Recién estrenado el Gobierno presidido por José López Portillo, a finales de 1976, se buscó rápidamente la normalización. Sin embargo, no se podían establecer nuevas relaciones a la par que se seguía reconociendo al Gobierno de la república en el exilio. Por razones emocionales y de coherencia nacional, resultaba complejo romper con los dirigentes republicanos. La solución estribó en conducir a estos hacia la autodisolución. Fueron recibidos con honores en la residencia presidencial de Los Pinos, donde se logró finalmente vencer las resistencias y cancelar cordialmente las relaciones entre México y la República Española. Siguió la mencionada autodisolución, que para sus sostenedores supuso el final —en términos formales— de la II República.

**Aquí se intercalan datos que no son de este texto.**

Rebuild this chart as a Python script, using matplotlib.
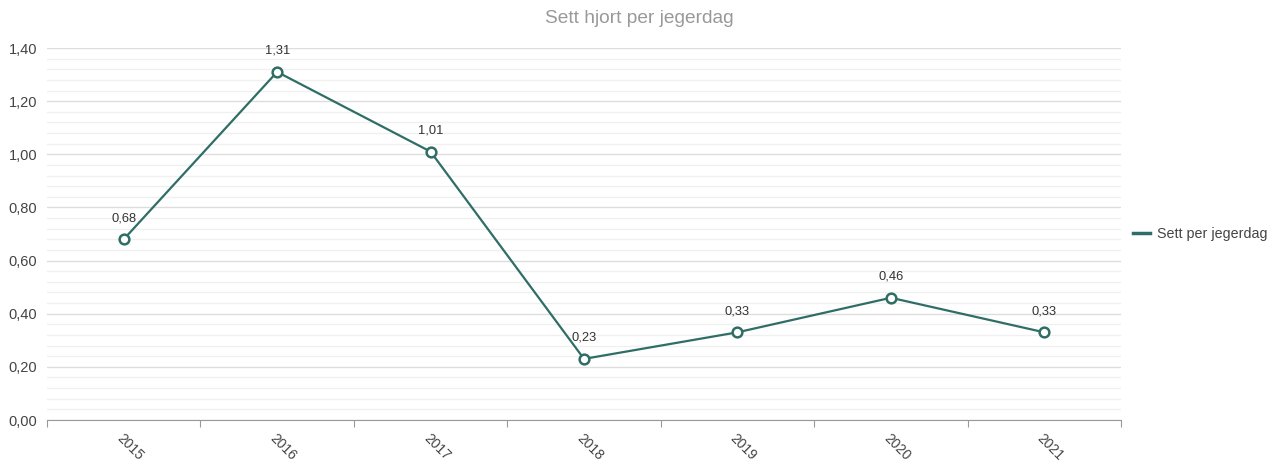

Desde bastante tiempo atrás, estaba claro que el simbólico Gobierno de la república en el exilio no sería un cuerpo por el que pasaría la democracia española tras la dictadura. En realidad, se trataba de un gobierno ciertamente fantasmagórico, sin territorio ni población que gobernar. Y, como se ha apuntado, México ya había entrado en contacto estrecho con las fuerzas políticas activas del antifranquismo.
La convocatoria a elecciones democráticas parecía el paso suficiente para México. Exigir más hubiese significado erigirse en una especie de juez de la vida española. Implicaba además el riesgo de llegar tarde. A ambas partes les interesaba la normalización, en el entendido de que los heterogéneos y profundos lazos históricos los definían como dos países que no podían ignorarse. Por parte mexicana, la coherencia había sido completada. Postergar más ya no era crédito en prestigio.
El 28 de marzo de 1977, tras un rápido acuerdo entre cancilleres (Santiago Roel y Marcelino Oreja) en el Hotel George V de París, se establecían nuevas relaciones diplomáticas entre México y España. Se trataba de un nuevo establecimiento, y no de un restablecimiento stricto sensu, dado que México había mantenido siempre relaciones formales con otra España: la del exilio. El 15 de junio siguiente se celebraron las primeras elecciones democráticas tras la larga dictadura. Así parecía confirmarse también, en principio, el fin de la larga noche del exilio. Sin embargo, el fin de la condición originaria del exilio constató que la condición de exiliado, como tal, no es caduca o reversible. Un desexilio es un imposible.
Meses después, se sucederían las visitas institucionales recíprocas, inauguradas por el primer presidente -y actor determinante- de la nueva democracia española: Adolfo Suárez. Pero aquella fue ya otra historia, que epilogó lo aquí sintetizado y prologó el inicio de una normalización bilateral que no ha opacado, en su inevitable y saludable prosificación, la excepcionalidad de su naturaleza. Una historia compartida en mayor consonancia o disidencia, pero emocionalmente vinculada siempre.